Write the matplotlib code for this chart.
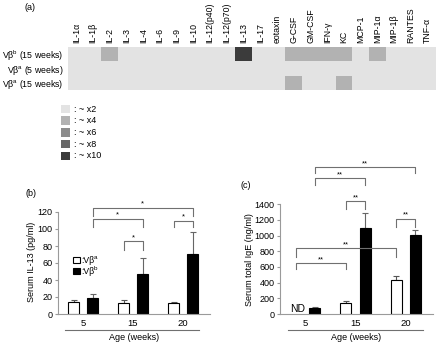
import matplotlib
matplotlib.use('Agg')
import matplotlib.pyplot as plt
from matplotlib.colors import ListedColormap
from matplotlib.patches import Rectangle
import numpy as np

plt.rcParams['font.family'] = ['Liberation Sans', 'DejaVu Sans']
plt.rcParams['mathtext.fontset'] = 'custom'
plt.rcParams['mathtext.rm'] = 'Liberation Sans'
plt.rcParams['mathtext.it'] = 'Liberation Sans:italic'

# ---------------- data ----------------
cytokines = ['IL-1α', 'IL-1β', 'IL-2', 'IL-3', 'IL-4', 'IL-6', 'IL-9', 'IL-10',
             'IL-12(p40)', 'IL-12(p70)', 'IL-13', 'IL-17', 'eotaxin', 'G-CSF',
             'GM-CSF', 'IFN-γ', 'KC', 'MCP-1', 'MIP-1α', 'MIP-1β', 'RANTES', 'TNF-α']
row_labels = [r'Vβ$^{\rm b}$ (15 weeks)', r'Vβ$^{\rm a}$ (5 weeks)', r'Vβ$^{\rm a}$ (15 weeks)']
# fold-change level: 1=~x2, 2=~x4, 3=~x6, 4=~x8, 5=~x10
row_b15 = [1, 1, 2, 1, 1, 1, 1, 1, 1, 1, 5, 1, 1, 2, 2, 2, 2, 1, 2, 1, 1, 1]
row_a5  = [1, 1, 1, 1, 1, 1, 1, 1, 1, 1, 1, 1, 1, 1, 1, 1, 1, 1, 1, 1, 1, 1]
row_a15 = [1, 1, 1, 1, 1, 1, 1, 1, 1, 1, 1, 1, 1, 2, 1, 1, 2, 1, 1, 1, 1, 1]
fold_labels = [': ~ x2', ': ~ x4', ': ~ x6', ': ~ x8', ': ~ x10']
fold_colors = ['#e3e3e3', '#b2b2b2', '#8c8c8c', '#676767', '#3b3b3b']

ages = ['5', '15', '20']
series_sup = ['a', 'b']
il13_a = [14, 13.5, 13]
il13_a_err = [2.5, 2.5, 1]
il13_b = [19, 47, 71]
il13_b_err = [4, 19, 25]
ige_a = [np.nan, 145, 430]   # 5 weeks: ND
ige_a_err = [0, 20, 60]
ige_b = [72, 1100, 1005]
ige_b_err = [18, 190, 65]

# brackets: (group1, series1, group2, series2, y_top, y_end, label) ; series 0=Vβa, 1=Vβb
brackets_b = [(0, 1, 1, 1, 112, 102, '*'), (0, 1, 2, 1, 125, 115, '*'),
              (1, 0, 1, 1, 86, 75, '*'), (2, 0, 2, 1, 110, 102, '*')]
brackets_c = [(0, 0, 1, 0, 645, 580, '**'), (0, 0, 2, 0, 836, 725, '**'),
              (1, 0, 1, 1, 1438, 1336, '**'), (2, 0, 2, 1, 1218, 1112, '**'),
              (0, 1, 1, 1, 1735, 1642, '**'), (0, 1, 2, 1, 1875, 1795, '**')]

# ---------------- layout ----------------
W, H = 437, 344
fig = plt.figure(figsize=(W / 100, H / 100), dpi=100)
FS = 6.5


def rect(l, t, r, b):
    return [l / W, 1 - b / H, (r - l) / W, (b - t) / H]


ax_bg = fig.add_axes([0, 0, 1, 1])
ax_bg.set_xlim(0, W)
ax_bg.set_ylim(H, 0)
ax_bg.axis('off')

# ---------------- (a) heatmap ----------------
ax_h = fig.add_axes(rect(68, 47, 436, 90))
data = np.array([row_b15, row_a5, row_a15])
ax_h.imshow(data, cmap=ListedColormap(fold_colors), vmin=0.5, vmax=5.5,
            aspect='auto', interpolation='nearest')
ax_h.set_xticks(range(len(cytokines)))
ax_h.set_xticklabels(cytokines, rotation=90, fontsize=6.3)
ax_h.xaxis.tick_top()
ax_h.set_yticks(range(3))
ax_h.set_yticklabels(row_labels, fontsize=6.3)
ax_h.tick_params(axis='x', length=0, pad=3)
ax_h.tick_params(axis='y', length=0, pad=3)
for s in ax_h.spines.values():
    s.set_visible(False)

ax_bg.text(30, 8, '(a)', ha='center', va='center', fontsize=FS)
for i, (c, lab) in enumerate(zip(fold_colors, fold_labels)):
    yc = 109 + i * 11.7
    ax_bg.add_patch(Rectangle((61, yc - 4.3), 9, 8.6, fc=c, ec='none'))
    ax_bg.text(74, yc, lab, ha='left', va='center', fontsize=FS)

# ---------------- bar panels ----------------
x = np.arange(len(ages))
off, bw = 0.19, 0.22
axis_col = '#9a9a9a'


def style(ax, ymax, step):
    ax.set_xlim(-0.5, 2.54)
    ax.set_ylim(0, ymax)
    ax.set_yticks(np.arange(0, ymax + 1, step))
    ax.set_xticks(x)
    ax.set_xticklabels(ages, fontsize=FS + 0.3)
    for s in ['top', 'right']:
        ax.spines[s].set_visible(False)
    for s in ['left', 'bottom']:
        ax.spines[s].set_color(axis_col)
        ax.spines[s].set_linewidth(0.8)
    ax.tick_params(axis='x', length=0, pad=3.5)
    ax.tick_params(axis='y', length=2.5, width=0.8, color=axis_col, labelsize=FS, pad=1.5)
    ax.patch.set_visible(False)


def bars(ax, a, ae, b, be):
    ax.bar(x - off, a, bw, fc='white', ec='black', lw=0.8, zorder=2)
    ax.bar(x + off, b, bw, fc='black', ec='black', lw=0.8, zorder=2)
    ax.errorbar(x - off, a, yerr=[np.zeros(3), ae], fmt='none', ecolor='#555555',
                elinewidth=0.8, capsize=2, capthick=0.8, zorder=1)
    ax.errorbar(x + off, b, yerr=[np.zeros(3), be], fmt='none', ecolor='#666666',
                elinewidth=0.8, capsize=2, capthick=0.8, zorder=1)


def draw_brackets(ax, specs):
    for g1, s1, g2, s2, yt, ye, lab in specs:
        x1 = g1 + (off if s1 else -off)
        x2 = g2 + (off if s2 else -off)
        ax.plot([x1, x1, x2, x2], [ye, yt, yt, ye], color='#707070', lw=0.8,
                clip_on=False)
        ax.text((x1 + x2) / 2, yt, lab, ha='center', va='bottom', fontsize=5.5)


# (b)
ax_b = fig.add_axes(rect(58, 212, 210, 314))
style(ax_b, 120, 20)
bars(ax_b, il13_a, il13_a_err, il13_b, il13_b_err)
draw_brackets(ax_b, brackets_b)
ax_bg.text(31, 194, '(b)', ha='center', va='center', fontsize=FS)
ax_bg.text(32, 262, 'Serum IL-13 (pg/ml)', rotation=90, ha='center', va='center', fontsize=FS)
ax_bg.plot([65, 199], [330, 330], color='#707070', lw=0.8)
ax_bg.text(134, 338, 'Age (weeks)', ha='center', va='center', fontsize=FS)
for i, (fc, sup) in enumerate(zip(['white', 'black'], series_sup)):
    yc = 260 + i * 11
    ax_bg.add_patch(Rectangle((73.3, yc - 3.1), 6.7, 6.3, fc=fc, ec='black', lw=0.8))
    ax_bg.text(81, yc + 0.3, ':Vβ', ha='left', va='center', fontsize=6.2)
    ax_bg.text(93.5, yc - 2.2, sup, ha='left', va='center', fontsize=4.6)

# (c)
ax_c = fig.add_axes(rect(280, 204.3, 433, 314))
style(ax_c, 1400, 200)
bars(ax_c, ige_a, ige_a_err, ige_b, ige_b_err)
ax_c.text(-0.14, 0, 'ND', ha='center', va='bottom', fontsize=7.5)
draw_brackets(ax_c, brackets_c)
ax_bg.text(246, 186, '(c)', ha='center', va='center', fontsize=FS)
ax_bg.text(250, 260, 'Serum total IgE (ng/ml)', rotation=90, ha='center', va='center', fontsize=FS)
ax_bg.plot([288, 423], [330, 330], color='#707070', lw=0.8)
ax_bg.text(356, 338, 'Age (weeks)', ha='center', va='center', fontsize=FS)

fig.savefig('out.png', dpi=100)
============
WHAT IS BEING ASKED → Quote, exactly and only, the lines from the first line of the data above through the line containing "plt.rcParams['mathtext.it'] = 'Liberation". The pictures do not belong in it.

OUTPUT OF THE EXERCISE →
Write the matplotlib code for this chart.
import matplotlib
matplotlib.use('Agg')
import matplotlib.pyplot as plt
from matplotlib.colors import ListedColormap
from matplotlib.patches import Rectangle
import numpy as np

plt.rcParams['font.family'] = ['Liberation Sans', 'DejaVu Sans']
plt.rcParams['mathtext.fontset'] = 'custom'
plt.rcParams['mathtext.rm'] = 'Liberation Sans'
plt.rcParams['mathtext.it'] = 'Liberation Sans:italic'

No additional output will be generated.